▶ [WORK TO DO]: Transcribe the lines below verbatim, skipping the images.

··· SUPPLIED ENTRIES ···

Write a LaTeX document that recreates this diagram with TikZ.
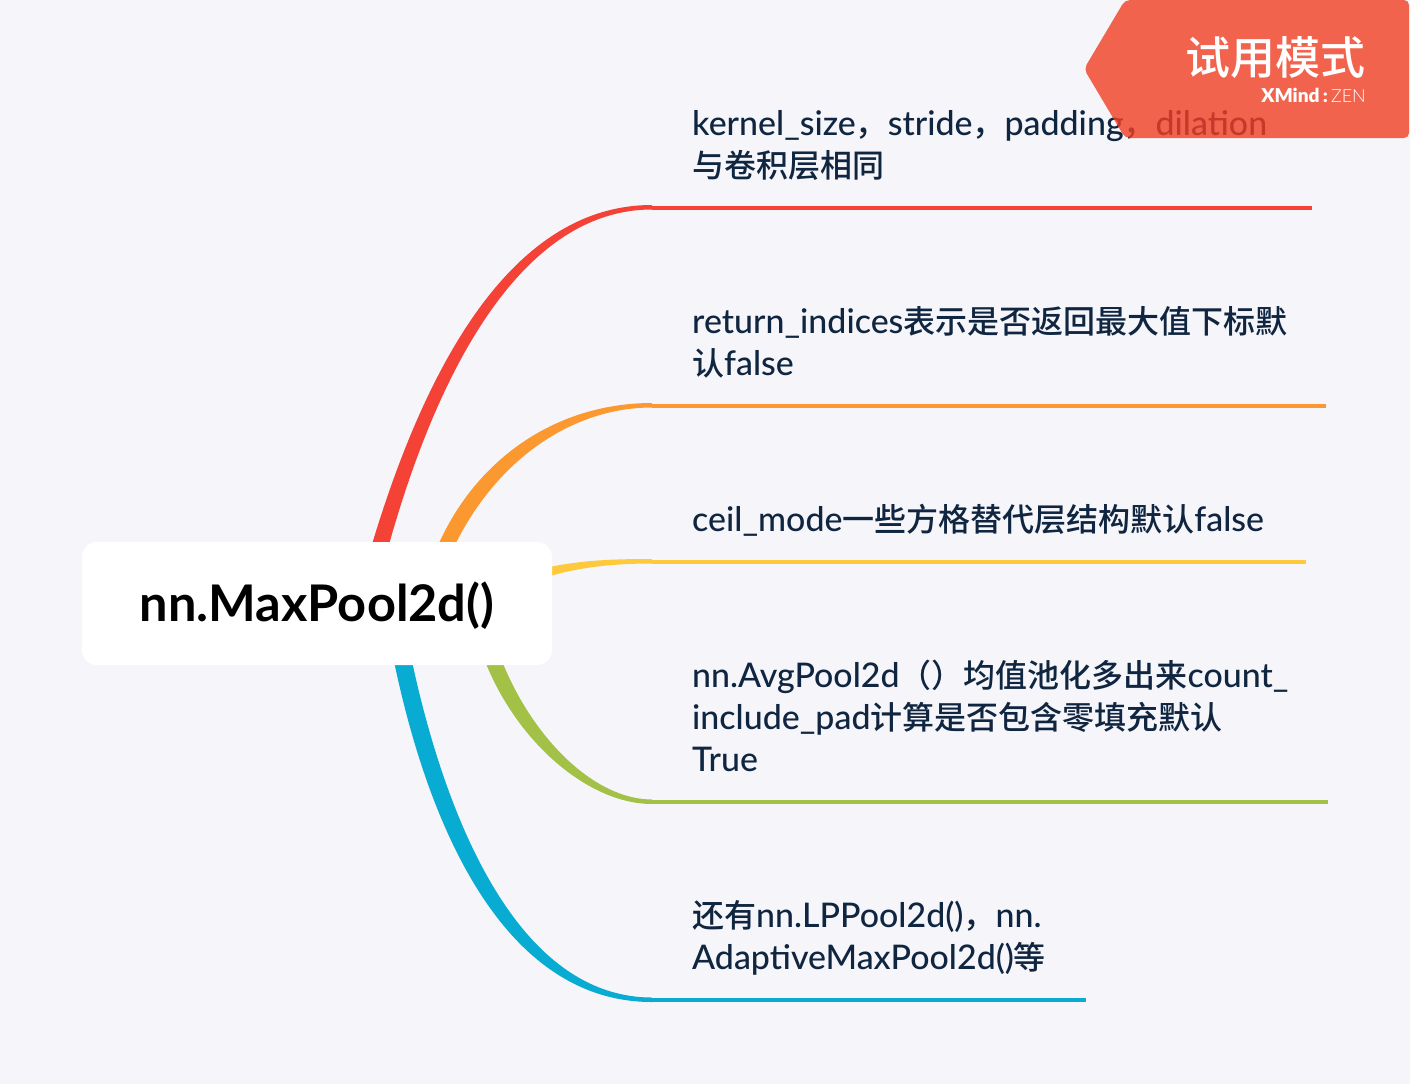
\documentclass[tikz,border=0pt]{standalone}
\usepackage{fontspec}
\setmainfont[Scale=1.06]{Lato Medium}
\newfontfamily\titlef{Lato Bold}
\newfontfamily\cjk{Noto Sans CJK SC Medium}
\newfontfamily\lightf{Lato Light}
\definecolor{bgc}{HTML}{F5F5FA}
\definecolor{ink}{HTML}{0F2540}
\definecolor{cred}{HTML}{F44336}
\definecolor{corange}{HTML}{FB9930}
\definecolor{cyellow}{HTML}{FFC93C}
\definecolor{cgreen}{HTML}{A2C146}
\definecolor{cblue}{HTML}{08ABD1}
\definecolor{badge}{HTML}{F23F24}
\tikzset{
  x=1pt,y=-1pt,
  topic/.style={anchor=north west,inner sep=0pt,align=left,text width=640pt,text=ink,font=\fontsize{32}{42}\selectfont},
  rule/.style={line width=4pt},
  rootbox/.style={fill=white,rounded corners=15pt,minimum width=470pt,minimum height=123pt,inner sep=0pt,text=black,font=\fontsize{50.5}{60}\titlef}
}
\begin{document}
\begin{tikzpicture}
\useasboundingbox[fill=bgc] (0,0) rectangle (1410,1084);
\coordinate (e1) at (652,207.5); \coordinate (f1) at (1312,207.5);
\coordinate (e2) at (652,405.5); \coordinate (f2) at (1326,405.5);
\coordinate (e3) at (652,561.5); \coordinate (f3) at (1306,561.5);
\coordinate (e4) at (652,801.5); \coordinate (f4) at (1328,801.5);
\coordinate (e5) at (652,999.5); \coordinate (f5) at (1086,999.5);
% tapered branches
\fill[cred] (370,552) -- (373,541) .. controls (425,370) and (510,205) .. (652,205) -- (652,209.5) .. controls (520,209.5) and (437,375) .. (390,541) -- (387,552) -- cycle;
\fill[corange] (433,552) -- (440,541) .. controls (480,455) and (560,403) .. (652,403) -- (652,407.5) .. controls (570,407.5) and (497,462) .. (457,541) -- (450,552) -- cycle;
\fill[cyellow] (540,569) -- (552,566.5) .. controls (585,560) and (615,559) .. (652,559) -- (652,563.5) .. controls (620,563.5) and (585,566) .. (552,575.5) -- (540,579) -- cycle;
\fill[cgreen] (483,655) -- (487,666) .. controls (520,745) and (590,804) .. (652,804) -- (652,799.5) .. controls (595,799.5) and (535,740) .. (504,666) -- (500,655) -- cycle;
\fill[cblue] (393,655) -- (395,666) .. controls (430,830) and (505,1002) .. (652,1002) -- (652,997.5) .. controls (520,997.5) and (448,825) .. (413,666) -- (411,655) -- cycle;
\draw[rule,cred] (e1) -- (f1);
\draw[rule,corange] (e2) -- (f2);
\draw[rule,cyellow] (e3) -- (f3);
\draw[rule,cgreen] (e4) -- (f4);
\draw[rule,cblue] (e5) -- (f5);
\node[rootbox] (root) at (317,603.5) {\raisebox{-2.5pt}[\height][\depth]{nn.MaxPool2d()}};
\node[topic] (t1) at (692,110) {kernel\_size{\cjk ，}stride{\cjk ，}padding{\cjk ，}dilation\\{\cjk 与卷积层相同}};
\node[topic] (t2) at (692,306) {return\_indices{\cjk 表示是否返回最大值下标默}\\{\cjk 认}false};
\node[topic] (t3) at (692,504) {ceil\_mode{\cjk 一些方格替代层结构默认}false};
\node[topic] (t4) at (692,660) {nn.AvgPool2d{\cjk （）均值池化多出来}count\_\\include\_pad{\cjk 计算是否包含零填充默认}\\True};
\node[topic] (t5) at (692,900) {{\cjk 还有}nn.LPPool2d(){\cjk ，}nn.\\AdaptiveMaxPool2d(){\cjk 等}};
% trial badge
\fill[badge,fill opacity=.8,rounded corners=5pt] (1125,0) -- (1409,0) -- (1409,138) -- (1125,138) -- (1084,69) -- cycle;
\node[anchor=base east,inner sep=0pt,text=white,font=\fontsize{45}{50}\cjk] (b1) at (1366,74) {试用模式};
\node[anchor=base east,inner sep=0pt,text=white,font=\fontsize{18}{20}\selectfont] (b2) at (1366,102) {\textbf{XMind}\,\textbf{:}\,{\lightf ZEN}};
\end{tikzpicture}
\end{document}
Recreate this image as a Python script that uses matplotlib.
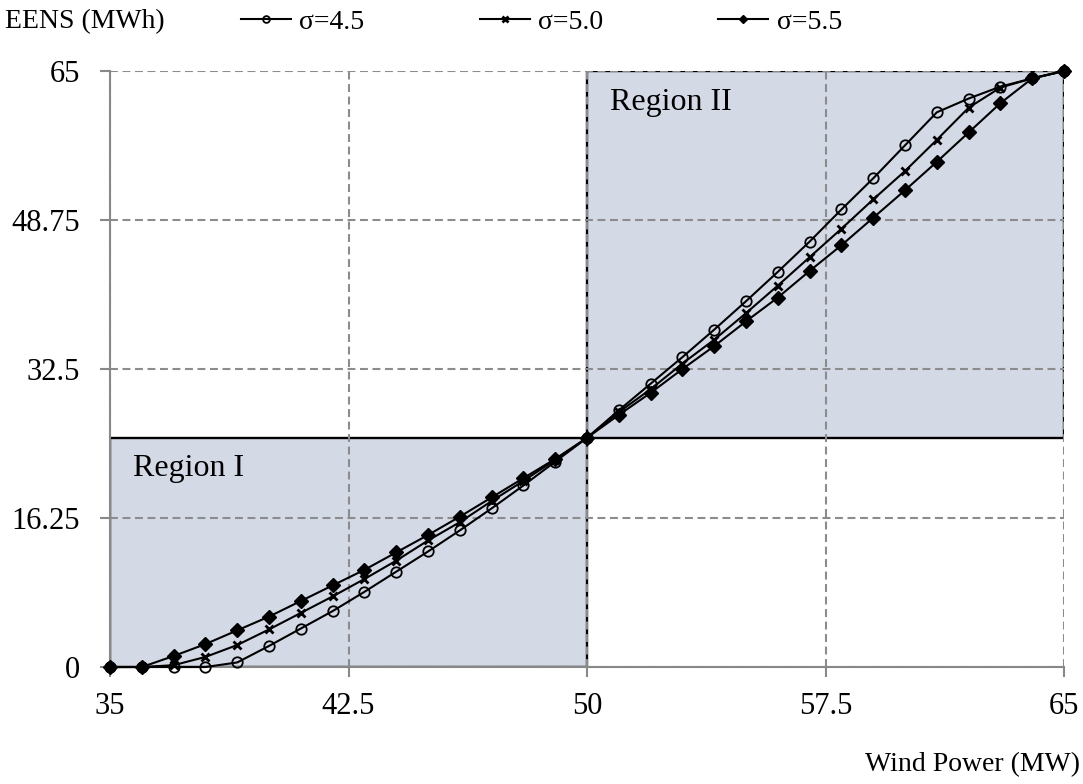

···

▶ [WRITTEN RESPONSE]:
Write a LaTeX document that recreates this diagram with TikZ.
\documentclass[tikz,border=0pt]{standalone}
\usepackage{fontspec}
\setmainfont[Scale=1.06]{Lato Medium}
\newfontfamily\titlef{Lato Bold}
\newfontfamily\cjk{Noto Sans CJK SC Medium}
\newfontfamily\lightf{Lato Light}
\definecolor{bgc}{HTML}{F5F5FA}
\definecolor{ink}{HTML}{0F2540}
\definecolor{cred}{HTML}{F44336}
\definecolor{corange}{HTML}{FB9930}
\definecolor{cyellow}{HTML}{FFC93C}
\definecolor{cgreen}{HTML}{A2C146}
\definecolor{cblue}{HTML}{08ABD1}
\definecolor{badge}{HTML}{F23F24}
\tikzset{
  x=1pt,y=-1pt,
  topic/.style={anchor=north west,inner sep=0pt,align=left,text width=640pt,text=ink,font=\fontsize{32}{42}\selectfont},
  rule/.style={line width=4pt},
  rootbox/.style={fill=white,rounded corners=15pt,minimum width=470pt,minimum height=123pt,inner sep=0pt,text=black,font=\fontsize{50.5}{60}\titlef}
}
\begin{document}
\begin{tikzpicture}
\useasboundingbox[fill=bgc] (0,0) rectangle (1410,1084);
\coordinate (e1) at (652,207.5); \coordinate (f1) at (1312,207.5);
\coordinate (e2) at (652,405.5); \coordinate (f2) at (1326,405.5);
\coordinate (e3) at (652,561.5); \coordinate (f3) at (1306,561.5);
\coordinate (e4) at (652,801.5); \coordinate (f4) at (1328,801.5);
\coordinate (e5) at (652,999.5); \coordinate (f5) at (1086,999.5);
% tapered branches
\fill[cred] (370,552) -- (373,541) .. controls (425,370) and (510,205) .. (652,205) -- (652,209.5) .. controls (520,209.5) and (437,375) .. (390,541) -- (387,552) -- cycle;
\fill[corange] (433,552) -- (440,541) .. controls (480,455) and (560,403) .. (652,403) -- (652,407.5) .. controls (570,407.5) and (497,462) .. (457,541) -- (450,552) -- cycle;
\fill[cyellow] (540,569) -- (552,566.5) .. controls (585,560) and (615,559) .. (652,559) -- (652,563.5) .. controls (620,563.5) and (585,566) .. (552,575.5) -- (540,579) -- cycle;
\fill[cgreen] (483,655) -- (487,666) .. controls (520,745) and (590,804) .. (652,804) -- (652,799.5) .. controls (595,799.5) and (535,740) .. (504,666) -- (500,655) -- cycle;
\fill[cblue] (393,655) -- (395,666) .. controls (430,830) and (505,1002) .. (652,1002) -- (652,997.5) .. controls (520,997.5) and (448,825) .. (413,666) -- (411,655) -- cycle;
\draw[rule,cred] (e1) -- (f1);
\draw[rule,corange] (e2) -- (f2);
\draw[rule,cyellow] (e3) -- (f3);
\draw[rule,cgreen] (e4) -- (f4);
\draw[rule,cblue] (e5) -- (f5);
\node[rootbox] (root) at (317,603.5) {\raisebox{-2.5pt}[\height][\depth]{nn.MaxPool2d()}};
\node[topic] (t1) at (692,110) {kernel\_size{\cjk ，}stride{\cjk ，}padding{\cjk ，}dilation\\{\cjk 与卷积层相同}};
\node[topic] (t2) at (692,306) {return\_indices{\cjk 表示是否返回最大值下标默}\\{\cjk 认}false};
\node[topic] (t3) at (692,504) {ceil\_mode{\cjk 一些方格替代层结构默认}false};
\node[topic] (t4) at (692,660) {nn.AvgPool2d{\cjk （）均值池化多出来}count\_\\include\_pad{\cjk 计算是否包含零填充默认}\\True};
\node[topic] (t5) at (692,900) {{\cjk 还有}nn.LPPool2d(){\cjk ，}nn.\\AdaptiveMaxPool2d(){\cjk 等}};
% trial badge
\fill[badge,fill opacity=.8,rounded corners=5pt] (1125,0) -- (1409,0) -- (1409,138) -- (1125,138) -- (1084,69) -- cycle;
\node[anchor=base east,inner sep=0pt,text=white,font=\fontsize{45}{50}\cjk] (b1) at (1366,74) {试用模式};
\node[anchor=base east,inner sep=0pt,text=white,font=\fontsize{18}{20}\selectfont] (b2) at (1366,102) {\textbf{XMind}\,\textbf{:}\,{\lightf ZEN}};
\end{tikzpicture}
\end{document}
Recreate this image as a Python script that uses matplotlib.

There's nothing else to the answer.